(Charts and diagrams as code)

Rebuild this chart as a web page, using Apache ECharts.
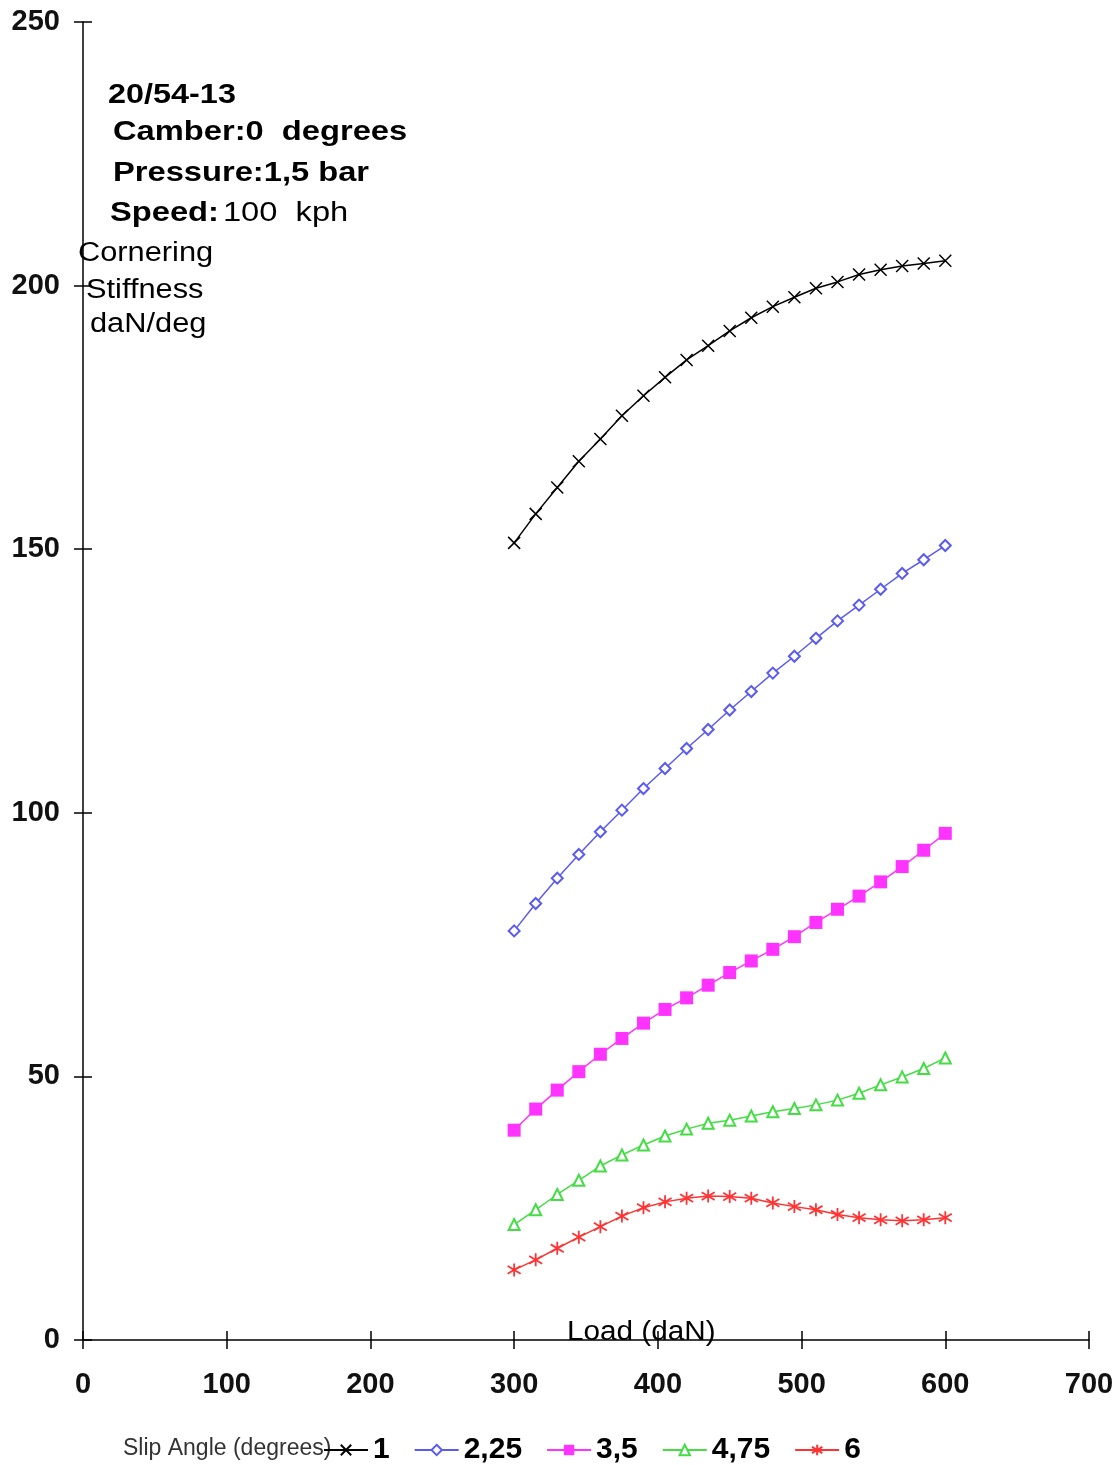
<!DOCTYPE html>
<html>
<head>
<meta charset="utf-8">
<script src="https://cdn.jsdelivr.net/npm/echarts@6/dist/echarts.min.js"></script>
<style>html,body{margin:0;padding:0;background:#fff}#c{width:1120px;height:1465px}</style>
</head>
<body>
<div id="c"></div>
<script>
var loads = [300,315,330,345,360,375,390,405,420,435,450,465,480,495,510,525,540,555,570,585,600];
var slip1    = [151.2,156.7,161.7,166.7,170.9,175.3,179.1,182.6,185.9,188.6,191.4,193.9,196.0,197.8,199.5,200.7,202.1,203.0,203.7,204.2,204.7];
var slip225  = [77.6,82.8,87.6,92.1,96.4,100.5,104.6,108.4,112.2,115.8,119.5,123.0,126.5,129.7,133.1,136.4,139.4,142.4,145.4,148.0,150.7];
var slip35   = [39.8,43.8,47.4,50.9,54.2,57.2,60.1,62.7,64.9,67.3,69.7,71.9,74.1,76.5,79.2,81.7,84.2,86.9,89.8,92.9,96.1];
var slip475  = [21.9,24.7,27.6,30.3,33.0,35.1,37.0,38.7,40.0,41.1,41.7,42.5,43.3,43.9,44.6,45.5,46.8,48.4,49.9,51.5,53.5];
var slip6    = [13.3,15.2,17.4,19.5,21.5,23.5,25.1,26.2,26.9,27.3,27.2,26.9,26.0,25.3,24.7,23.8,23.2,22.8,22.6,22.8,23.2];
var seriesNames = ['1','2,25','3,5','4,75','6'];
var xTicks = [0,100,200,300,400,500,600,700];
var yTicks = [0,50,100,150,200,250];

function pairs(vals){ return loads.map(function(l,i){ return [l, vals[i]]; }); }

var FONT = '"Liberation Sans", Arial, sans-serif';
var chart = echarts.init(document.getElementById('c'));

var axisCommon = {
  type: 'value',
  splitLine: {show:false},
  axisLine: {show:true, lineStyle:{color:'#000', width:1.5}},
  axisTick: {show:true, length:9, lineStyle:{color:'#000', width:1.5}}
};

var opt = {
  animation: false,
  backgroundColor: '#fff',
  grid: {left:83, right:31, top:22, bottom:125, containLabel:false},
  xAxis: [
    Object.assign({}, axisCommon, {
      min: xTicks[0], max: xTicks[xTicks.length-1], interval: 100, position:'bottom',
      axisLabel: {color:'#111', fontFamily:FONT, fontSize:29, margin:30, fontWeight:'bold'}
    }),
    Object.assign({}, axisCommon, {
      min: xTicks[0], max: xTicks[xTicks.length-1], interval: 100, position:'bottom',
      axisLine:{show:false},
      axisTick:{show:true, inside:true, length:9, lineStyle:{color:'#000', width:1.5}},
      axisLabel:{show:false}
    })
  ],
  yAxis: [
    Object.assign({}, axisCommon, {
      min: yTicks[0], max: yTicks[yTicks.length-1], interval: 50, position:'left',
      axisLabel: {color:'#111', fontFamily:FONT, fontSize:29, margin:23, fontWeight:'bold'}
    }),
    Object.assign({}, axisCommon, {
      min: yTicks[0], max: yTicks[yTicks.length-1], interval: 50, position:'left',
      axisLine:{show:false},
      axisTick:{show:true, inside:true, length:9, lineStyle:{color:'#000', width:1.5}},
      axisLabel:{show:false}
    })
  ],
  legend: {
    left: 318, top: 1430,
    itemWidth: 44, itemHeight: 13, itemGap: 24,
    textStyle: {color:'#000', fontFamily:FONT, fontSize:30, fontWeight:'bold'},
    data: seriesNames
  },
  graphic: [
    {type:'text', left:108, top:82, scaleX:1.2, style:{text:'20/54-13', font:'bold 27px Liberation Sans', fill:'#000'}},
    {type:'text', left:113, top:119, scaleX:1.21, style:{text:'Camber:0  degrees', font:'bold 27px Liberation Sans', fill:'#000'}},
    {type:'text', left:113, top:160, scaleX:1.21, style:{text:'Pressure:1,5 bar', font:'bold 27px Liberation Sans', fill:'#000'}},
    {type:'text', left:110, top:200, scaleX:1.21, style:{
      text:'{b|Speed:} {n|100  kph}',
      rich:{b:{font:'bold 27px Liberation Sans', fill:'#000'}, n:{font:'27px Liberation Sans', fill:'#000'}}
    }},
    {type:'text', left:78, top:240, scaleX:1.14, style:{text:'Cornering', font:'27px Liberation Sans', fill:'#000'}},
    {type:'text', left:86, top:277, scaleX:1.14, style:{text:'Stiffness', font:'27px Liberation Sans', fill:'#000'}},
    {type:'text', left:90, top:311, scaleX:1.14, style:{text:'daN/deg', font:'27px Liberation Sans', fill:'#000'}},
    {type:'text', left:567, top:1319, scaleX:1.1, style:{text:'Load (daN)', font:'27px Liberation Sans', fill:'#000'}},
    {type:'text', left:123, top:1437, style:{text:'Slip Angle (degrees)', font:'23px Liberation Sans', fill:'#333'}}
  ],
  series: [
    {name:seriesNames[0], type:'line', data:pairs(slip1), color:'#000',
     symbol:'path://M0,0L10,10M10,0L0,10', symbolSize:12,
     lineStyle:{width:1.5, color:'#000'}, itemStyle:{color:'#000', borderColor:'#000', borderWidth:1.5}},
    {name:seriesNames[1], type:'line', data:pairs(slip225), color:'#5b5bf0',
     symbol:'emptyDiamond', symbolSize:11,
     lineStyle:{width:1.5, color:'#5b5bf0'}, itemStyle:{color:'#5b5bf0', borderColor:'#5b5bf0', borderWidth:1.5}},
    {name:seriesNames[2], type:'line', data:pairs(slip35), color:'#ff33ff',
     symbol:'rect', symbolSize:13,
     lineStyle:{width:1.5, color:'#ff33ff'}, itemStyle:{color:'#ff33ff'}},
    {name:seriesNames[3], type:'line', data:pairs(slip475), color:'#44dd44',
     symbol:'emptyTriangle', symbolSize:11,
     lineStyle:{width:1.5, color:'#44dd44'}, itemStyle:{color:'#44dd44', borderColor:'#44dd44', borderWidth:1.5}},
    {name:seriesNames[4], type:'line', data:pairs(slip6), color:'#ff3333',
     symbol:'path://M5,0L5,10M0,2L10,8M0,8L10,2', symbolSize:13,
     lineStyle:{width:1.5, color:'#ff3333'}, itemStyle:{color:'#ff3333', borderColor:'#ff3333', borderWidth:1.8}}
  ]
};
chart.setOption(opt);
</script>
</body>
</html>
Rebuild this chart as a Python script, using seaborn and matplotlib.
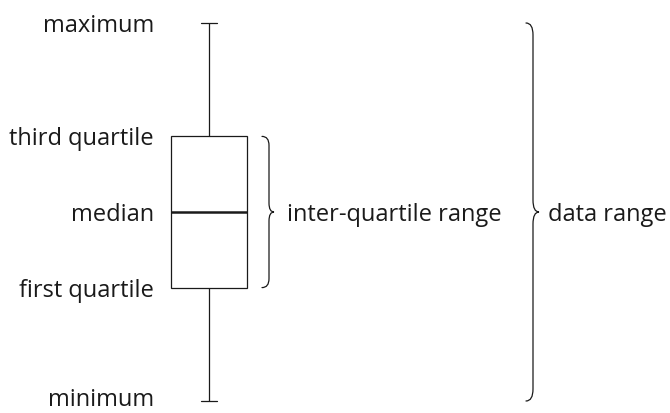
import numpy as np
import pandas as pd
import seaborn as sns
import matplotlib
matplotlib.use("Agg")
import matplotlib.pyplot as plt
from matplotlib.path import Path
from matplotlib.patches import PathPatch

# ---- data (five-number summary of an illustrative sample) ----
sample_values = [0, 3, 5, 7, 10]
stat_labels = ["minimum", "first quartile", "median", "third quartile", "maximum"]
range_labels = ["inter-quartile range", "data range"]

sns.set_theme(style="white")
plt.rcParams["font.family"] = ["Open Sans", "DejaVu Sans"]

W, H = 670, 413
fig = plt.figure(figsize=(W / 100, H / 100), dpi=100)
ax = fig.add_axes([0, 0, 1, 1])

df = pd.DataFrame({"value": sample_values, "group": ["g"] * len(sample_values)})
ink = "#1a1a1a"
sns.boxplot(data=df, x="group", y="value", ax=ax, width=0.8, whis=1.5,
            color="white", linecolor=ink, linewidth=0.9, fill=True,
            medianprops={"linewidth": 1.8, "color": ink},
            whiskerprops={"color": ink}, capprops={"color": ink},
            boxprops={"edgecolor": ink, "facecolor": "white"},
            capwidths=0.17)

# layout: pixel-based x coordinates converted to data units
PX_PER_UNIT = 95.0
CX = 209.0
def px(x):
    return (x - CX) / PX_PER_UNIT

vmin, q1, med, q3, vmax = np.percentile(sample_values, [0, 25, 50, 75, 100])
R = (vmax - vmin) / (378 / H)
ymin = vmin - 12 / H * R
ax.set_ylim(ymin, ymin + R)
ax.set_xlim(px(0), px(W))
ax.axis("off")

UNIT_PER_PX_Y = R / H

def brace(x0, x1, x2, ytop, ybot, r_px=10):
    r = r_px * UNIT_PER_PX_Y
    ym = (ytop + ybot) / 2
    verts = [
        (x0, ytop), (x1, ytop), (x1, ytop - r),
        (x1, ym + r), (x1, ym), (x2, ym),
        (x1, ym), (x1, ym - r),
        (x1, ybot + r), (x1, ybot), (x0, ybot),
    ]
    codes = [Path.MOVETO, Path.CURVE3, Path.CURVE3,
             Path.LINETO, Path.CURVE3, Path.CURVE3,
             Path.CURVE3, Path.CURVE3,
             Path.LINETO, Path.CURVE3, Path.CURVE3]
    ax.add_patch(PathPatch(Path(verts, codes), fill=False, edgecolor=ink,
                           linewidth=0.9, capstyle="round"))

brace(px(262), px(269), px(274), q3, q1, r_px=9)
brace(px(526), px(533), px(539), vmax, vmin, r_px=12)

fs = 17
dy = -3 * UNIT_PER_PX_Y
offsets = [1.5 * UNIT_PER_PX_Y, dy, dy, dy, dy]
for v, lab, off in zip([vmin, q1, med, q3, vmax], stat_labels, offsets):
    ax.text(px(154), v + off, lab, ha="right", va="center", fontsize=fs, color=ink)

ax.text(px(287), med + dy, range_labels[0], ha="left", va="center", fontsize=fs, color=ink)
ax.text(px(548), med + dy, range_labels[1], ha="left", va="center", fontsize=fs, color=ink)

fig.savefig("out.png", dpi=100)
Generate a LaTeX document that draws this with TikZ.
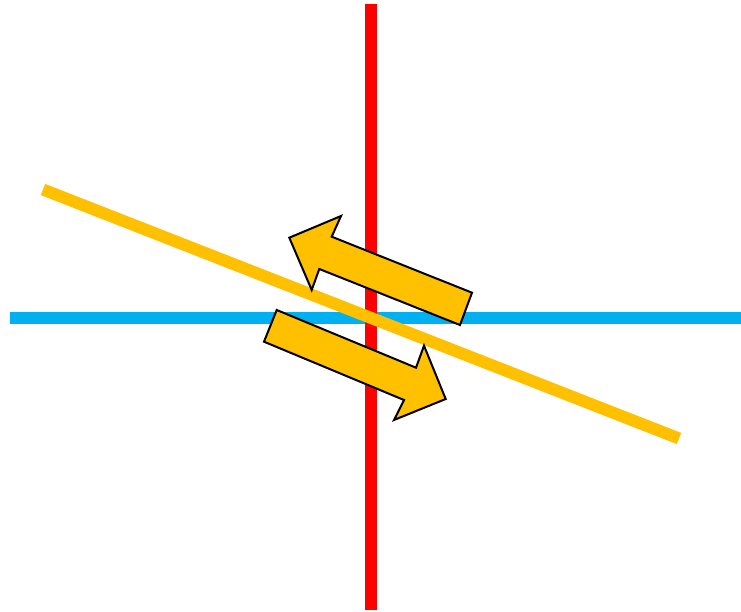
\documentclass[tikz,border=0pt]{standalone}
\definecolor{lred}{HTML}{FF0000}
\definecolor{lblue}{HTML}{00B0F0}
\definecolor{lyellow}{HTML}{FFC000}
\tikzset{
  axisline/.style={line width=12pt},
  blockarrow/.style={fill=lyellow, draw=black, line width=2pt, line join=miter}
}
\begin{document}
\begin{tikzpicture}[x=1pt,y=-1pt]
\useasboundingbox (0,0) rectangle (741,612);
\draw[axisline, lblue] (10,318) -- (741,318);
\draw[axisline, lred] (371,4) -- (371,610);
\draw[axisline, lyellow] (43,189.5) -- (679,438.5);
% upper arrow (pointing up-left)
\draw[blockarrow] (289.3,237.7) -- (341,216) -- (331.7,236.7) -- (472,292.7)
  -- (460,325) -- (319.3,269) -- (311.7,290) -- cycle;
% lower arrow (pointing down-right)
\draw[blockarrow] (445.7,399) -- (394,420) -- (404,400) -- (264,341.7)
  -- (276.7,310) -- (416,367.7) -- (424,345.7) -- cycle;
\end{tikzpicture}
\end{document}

- **Task description**: Display every line of the listing that contains the string "Rebuild".

- **Exercise solution**:
Rebuild this chart as a web page, using Apache ECharts.
Rebuild this chart as a Python script, using seaborn and matplotlib.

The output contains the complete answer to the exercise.